-- Given problem --
Retype only the lines below from the one with "Output the web" to the one with "const y = d3.scaleLinear().domain([0, 300]).range([327, 20.3]);", inclusive, skipping every image.

-- Recorded information --
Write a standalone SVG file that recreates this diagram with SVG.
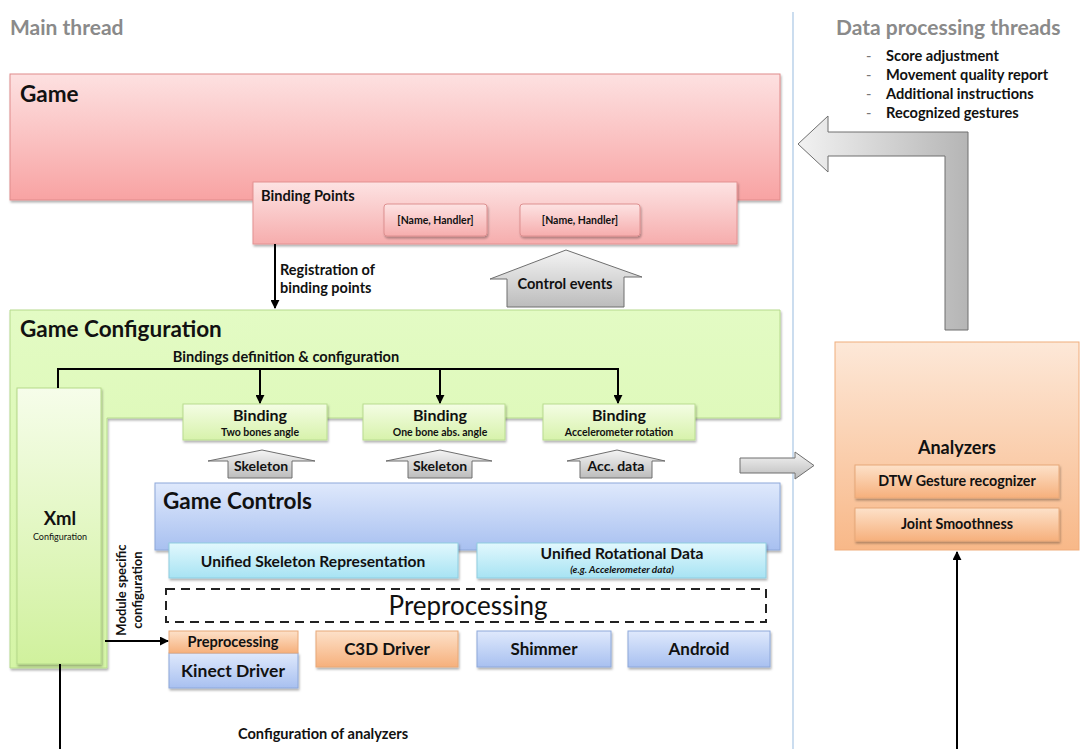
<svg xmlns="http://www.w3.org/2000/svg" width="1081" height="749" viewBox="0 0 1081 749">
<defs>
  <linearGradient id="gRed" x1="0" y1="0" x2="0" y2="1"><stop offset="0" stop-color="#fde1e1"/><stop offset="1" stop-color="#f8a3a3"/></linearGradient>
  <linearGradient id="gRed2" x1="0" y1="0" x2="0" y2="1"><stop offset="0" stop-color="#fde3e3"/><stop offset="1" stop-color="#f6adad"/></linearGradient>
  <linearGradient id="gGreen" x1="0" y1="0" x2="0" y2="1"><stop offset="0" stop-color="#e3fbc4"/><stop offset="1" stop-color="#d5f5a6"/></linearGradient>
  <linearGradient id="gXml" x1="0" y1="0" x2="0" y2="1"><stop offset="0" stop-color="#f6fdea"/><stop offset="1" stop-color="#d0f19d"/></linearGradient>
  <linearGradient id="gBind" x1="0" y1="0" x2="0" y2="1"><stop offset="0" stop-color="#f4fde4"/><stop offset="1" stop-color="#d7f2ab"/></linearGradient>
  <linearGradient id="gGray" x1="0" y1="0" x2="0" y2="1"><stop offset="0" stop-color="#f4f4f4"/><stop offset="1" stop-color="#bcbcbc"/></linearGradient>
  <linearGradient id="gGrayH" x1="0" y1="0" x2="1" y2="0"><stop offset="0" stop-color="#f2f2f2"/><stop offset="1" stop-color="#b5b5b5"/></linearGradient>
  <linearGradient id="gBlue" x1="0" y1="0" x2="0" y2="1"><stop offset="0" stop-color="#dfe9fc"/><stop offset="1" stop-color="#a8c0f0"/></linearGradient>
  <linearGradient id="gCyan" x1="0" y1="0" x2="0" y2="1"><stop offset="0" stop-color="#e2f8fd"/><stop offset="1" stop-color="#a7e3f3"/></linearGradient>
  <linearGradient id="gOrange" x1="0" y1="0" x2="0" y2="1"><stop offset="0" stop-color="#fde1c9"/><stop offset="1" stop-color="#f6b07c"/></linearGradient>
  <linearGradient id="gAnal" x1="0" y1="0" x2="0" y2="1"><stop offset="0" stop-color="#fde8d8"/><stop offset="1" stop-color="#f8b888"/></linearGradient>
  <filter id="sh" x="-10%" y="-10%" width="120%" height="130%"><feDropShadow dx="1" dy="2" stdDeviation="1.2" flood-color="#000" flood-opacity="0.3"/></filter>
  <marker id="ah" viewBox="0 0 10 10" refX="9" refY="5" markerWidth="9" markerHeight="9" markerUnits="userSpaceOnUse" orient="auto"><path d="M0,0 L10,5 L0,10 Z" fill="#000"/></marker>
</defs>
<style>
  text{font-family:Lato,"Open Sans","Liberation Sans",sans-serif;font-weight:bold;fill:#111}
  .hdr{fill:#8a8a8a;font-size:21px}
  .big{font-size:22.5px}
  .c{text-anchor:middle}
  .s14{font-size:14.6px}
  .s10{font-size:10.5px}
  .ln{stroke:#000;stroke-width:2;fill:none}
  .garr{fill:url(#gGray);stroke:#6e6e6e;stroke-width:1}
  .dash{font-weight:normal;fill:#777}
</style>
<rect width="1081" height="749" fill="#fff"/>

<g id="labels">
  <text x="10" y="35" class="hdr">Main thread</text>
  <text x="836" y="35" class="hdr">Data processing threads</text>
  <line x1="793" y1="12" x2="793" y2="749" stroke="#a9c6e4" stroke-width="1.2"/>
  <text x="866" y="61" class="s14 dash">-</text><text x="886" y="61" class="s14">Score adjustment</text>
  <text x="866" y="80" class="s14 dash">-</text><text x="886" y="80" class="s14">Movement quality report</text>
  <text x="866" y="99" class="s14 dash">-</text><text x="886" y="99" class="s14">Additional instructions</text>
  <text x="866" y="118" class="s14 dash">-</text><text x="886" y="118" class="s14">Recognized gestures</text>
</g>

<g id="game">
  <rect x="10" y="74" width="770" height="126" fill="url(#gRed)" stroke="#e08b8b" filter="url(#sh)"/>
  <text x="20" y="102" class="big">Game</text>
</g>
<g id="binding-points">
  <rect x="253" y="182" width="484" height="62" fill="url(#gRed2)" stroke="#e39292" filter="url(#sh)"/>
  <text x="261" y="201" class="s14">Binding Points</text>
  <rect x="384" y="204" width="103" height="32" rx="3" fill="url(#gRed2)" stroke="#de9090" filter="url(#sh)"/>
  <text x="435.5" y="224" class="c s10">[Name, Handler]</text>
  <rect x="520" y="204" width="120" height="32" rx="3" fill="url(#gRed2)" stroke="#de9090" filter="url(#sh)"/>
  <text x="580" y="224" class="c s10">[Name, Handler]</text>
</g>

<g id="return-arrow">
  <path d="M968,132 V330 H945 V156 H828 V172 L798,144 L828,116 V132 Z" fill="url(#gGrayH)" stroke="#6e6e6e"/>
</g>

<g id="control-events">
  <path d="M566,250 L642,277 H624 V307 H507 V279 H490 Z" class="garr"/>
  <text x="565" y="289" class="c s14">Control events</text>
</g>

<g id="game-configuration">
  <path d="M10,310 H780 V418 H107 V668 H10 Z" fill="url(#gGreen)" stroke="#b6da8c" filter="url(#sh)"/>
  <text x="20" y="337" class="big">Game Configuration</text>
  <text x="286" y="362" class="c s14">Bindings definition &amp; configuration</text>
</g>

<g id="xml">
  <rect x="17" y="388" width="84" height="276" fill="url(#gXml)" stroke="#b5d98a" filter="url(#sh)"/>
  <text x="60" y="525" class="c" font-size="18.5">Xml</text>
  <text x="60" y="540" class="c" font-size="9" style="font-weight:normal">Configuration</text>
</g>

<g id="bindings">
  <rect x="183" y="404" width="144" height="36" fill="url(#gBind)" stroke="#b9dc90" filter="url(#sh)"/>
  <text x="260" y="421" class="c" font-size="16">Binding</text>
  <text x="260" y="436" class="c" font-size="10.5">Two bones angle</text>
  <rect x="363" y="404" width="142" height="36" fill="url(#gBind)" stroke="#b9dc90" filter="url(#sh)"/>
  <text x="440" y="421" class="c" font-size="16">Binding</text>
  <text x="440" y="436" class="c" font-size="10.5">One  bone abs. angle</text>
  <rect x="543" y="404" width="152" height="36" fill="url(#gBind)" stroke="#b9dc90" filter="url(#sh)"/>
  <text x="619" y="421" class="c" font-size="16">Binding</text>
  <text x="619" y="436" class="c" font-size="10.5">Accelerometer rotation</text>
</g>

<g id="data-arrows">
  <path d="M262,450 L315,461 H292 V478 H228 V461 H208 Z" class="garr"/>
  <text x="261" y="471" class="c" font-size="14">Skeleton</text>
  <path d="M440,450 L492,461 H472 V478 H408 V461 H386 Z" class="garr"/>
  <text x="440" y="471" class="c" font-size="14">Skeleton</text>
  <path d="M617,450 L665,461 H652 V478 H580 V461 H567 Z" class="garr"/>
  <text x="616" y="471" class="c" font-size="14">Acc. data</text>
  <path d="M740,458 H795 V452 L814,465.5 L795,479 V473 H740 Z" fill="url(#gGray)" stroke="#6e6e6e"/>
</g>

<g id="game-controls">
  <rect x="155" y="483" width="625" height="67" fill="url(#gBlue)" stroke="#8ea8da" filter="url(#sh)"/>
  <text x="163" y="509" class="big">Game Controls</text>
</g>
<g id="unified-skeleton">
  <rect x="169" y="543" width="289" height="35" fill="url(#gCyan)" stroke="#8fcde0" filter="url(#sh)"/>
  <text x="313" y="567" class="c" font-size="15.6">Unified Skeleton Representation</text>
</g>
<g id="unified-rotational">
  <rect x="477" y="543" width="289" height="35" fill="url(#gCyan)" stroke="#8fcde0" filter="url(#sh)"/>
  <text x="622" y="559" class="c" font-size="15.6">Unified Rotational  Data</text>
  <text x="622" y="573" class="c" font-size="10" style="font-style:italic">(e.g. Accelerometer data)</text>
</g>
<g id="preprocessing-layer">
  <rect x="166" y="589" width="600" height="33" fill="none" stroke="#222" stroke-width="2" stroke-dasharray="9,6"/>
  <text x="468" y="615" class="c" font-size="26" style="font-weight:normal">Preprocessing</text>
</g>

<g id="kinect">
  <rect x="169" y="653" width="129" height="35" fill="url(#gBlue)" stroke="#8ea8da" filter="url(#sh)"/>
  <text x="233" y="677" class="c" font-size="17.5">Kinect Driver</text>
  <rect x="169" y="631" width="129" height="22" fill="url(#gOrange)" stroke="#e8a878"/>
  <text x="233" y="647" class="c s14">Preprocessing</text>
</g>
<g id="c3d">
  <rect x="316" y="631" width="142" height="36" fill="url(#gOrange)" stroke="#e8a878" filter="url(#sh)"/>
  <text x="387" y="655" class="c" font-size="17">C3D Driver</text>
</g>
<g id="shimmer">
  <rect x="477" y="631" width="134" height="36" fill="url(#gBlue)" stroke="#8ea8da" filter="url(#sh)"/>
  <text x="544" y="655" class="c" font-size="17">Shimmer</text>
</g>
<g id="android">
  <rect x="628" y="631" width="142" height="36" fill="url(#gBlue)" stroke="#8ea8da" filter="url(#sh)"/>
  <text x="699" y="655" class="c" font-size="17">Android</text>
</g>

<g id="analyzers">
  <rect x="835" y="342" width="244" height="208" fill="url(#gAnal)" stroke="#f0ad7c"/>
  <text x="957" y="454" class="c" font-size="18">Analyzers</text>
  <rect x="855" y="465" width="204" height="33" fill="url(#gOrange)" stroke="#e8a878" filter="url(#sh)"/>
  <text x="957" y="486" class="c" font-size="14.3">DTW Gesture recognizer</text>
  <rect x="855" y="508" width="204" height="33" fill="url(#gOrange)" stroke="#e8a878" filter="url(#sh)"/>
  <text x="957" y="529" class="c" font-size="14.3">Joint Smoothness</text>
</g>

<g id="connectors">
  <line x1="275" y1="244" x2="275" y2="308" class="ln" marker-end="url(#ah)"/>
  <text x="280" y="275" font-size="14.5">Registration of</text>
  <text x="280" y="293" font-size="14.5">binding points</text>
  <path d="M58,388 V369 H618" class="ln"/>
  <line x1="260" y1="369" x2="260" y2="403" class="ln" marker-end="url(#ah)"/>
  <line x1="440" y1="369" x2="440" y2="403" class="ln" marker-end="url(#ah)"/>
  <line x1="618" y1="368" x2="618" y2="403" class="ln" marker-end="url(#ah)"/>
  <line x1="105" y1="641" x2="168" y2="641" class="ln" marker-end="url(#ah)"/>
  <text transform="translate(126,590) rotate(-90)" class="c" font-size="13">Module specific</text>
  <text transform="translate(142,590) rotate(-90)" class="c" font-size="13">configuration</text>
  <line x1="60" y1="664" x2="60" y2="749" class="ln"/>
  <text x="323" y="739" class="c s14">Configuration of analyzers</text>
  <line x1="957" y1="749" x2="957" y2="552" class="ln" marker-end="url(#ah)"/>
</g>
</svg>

...

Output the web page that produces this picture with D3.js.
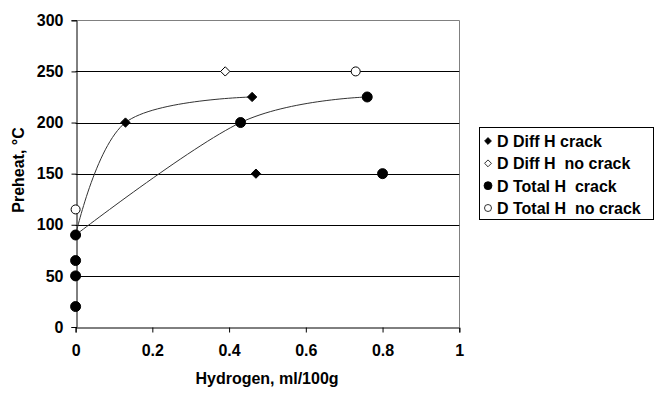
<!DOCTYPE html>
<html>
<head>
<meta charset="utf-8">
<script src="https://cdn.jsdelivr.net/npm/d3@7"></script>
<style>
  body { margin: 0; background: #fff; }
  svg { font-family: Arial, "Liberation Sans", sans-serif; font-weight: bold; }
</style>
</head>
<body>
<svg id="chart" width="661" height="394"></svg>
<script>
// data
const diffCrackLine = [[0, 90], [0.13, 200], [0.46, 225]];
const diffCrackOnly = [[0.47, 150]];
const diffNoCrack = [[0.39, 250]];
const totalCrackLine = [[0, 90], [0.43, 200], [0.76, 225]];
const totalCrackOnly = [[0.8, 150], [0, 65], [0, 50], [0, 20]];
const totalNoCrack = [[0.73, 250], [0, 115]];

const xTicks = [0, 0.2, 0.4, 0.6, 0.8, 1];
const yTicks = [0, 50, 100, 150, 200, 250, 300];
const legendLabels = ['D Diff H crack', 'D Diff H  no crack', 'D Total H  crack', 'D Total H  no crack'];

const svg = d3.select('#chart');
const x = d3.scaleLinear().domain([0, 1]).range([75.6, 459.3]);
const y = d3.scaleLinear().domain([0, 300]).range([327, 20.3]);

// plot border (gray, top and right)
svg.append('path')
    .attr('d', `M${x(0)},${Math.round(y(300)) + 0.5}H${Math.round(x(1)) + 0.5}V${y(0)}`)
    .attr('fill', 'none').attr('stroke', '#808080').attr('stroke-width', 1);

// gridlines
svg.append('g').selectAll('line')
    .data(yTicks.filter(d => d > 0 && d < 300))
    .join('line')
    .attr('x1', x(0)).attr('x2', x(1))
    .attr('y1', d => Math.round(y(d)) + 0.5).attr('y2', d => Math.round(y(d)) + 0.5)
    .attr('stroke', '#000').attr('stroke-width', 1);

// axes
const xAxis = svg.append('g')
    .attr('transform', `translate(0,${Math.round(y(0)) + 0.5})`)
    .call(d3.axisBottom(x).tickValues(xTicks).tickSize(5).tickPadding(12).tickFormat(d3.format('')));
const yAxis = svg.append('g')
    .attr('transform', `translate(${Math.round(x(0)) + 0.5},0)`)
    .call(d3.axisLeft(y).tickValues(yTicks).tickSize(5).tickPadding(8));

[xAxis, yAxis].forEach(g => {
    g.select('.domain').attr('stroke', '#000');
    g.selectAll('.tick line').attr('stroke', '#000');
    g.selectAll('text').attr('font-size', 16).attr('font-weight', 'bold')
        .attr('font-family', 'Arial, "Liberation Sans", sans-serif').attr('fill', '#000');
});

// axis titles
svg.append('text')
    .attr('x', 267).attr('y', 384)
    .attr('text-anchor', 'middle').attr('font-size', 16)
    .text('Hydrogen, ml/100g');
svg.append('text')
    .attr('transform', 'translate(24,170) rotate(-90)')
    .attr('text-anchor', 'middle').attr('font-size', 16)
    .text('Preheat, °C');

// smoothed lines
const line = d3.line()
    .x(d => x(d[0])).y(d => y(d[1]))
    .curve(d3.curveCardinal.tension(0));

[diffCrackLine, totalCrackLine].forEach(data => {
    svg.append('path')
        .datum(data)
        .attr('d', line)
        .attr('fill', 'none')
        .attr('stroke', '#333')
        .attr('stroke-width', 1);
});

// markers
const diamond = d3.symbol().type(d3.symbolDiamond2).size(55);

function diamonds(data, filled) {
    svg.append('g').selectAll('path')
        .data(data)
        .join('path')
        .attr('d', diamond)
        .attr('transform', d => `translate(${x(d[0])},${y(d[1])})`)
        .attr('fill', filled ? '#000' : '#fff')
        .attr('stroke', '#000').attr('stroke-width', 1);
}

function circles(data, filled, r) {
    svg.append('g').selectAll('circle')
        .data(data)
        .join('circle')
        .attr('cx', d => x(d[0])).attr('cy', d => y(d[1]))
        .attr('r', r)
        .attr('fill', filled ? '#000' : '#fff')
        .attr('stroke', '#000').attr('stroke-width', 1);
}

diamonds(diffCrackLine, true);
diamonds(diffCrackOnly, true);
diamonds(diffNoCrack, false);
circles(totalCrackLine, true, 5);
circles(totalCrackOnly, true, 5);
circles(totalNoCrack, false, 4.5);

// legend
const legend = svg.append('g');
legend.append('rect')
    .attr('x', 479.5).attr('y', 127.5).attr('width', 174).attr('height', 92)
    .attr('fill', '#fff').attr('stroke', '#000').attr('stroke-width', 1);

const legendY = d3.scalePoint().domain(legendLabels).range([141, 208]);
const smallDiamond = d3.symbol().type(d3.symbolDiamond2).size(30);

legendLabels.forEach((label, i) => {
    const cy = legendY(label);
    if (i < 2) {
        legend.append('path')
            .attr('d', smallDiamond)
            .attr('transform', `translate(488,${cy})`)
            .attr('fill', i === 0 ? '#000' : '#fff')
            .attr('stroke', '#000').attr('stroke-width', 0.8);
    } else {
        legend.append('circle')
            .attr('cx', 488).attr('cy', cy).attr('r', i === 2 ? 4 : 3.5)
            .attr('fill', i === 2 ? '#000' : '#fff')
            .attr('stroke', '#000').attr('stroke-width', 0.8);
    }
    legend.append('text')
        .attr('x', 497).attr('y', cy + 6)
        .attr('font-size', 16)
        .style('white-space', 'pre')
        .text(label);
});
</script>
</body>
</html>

...

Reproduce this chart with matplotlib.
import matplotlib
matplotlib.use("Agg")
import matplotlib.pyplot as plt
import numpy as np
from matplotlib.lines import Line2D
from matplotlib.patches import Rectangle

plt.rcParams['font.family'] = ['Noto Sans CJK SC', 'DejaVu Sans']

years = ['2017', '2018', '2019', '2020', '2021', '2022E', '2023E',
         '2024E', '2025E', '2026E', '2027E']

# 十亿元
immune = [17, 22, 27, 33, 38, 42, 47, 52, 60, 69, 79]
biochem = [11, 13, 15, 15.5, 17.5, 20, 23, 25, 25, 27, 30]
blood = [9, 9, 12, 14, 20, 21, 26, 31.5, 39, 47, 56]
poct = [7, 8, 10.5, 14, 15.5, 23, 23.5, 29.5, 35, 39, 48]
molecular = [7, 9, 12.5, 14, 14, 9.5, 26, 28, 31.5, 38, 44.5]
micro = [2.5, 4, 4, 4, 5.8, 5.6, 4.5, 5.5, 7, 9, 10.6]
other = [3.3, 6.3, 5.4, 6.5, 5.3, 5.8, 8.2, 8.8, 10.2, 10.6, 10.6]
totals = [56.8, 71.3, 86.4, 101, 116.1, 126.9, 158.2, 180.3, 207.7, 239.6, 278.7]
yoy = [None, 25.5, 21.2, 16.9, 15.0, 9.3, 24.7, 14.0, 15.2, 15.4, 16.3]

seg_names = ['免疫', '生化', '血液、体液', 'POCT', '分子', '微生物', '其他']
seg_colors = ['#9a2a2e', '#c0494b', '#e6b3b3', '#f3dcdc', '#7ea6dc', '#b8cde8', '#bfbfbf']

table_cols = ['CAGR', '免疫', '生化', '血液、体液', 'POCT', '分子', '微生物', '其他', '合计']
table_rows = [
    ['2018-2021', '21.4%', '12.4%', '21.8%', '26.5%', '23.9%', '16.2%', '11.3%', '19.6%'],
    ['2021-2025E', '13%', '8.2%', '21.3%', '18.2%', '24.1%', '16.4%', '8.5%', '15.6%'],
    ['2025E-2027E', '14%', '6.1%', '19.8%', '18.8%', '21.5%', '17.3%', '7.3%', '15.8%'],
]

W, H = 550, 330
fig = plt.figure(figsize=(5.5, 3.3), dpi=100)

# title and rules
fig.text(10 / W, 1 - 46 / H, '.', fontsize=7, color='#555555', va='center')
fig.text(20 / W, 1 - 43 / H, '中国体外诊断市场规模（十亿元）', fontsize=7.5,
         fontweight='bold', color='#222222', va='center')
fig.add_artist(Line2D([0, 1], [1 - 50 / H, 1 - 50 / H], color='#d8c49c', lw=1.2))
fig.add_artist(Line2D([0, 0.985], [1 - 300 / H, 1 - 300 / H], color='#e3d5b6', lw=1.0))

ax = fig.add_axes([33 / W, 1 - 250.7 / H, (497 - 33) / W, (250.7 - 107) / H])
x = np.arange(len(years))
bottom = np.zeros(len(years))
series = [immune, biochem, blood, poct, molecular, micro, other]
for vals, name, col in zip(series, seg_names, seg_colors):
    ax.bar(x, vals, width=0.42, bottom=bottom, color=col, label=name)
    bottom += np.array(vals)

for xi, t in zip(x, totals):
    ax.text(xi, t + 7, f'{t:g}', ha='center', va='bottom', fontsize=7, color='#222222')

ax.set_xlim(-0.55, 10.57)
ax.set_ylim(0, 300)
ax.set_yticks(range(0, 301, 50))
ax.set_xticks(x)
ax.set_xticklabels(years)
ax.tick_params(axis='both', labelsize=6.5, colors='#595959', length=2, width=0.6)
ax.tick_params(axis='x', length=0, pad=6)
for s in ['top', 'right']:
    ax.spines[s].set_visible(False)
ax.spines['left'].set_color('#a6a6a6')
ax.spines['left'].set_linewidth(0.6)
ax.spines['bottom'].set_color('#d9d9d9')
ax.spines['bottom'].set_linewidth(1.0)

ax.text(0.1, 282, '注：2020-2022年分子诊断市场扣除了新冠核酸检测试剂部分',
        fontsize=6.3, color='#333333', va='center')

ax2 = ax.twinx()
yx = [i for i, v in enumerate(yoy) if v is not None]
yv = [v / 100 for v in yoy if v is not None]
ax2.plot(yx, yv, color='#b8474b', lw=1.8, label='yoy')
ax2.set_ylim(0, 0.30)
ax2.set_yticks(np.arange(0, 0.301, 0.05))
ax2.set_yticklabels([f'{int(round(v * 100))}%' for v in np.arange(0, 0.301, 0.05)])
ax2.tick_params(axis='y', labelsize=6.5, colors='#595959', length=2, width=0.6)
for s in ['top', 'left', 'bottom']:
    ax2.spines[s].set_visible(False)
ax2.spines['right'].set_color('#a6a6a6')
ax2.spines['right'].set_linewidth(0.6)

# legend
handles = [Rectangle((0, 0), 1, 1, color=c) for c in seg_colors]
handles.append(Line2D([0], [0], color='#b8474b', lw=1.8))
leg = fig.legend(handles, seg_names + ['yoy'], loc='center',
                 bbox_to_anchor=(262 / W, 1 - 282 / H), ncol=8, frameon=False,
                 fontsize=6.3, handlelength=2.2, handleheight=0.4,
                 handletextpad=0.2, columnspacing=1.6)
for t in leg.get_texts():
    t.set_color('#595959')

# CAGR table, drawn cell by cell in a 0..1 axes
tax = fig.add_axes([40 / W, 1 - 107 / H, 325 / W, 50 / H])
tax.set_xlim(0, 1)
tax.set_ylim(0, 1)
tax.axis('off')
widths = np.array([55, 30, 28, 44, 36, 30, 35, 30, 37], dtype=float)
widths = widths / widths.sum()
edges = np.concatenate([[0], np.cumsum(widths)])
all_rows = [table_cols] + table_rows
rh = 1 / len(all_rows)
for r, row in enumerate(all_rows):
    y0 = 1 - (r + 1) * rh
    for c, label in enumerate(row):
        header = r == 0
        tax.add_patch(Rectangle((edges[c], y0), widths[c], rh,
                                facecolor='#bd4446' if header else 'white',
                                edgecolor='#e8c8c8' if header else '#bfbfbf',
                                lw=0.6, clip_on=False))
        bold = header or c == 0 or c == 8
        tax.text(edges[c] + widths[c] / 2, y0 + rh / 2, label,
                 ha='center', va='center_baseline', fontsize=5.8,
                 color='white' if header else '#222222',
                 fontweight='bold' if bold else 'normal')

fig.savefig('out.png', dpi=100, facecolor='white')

-- Answer below --
Output the web page that produces this picture with D3.js.
<!DOCTYPE html>
<html>
<head>
<meta charset="utf-8">
<script src="https://cdn.jsdelivr.net/npm/d3@7"></script>
<style>
  body { margin: 0; background: #fff; }
  svg { font-family: Arial, "Liberation Sans", sans-serif; font-weight: bold; }
</style>
</head>
<body>
<svg id="chart" width="661" height="394"></svg>
<script>
// data
const diffCrackLine = [[0, 90], [0.13, 200], [0.46, 225]];
const diffCrackOnly = [[0.47, 150]];
const diffNoCrack = [[0.39, 250]];
const totalCrackLine = [[0, 90], [0.43, 200], [0.76, 225]];
const totalCrackOnly = [[0.8, 150], [0, 65], [0, 50], [0, 20]];
const totalNoCrack = [[0.73, 250], [0, 115]];

const xTicks = [0, 0.2, 0.4, 0.6, 0.8, 1];
const yTicks = [0, 50, 100, 150, 200, 250, 300];
const legendLabels = ['D Diff H crack', 'D Diff H  no crack', 'D Total H  crack', 'D Total H  no crack'];

const svg = d3.select('#chart');
const x = d3.scaleLinear().domain([0, 1]).range([75.6, 459.3]);
const y = d3.scaleLinear().domain([0, 300]).range([327, 20.3]);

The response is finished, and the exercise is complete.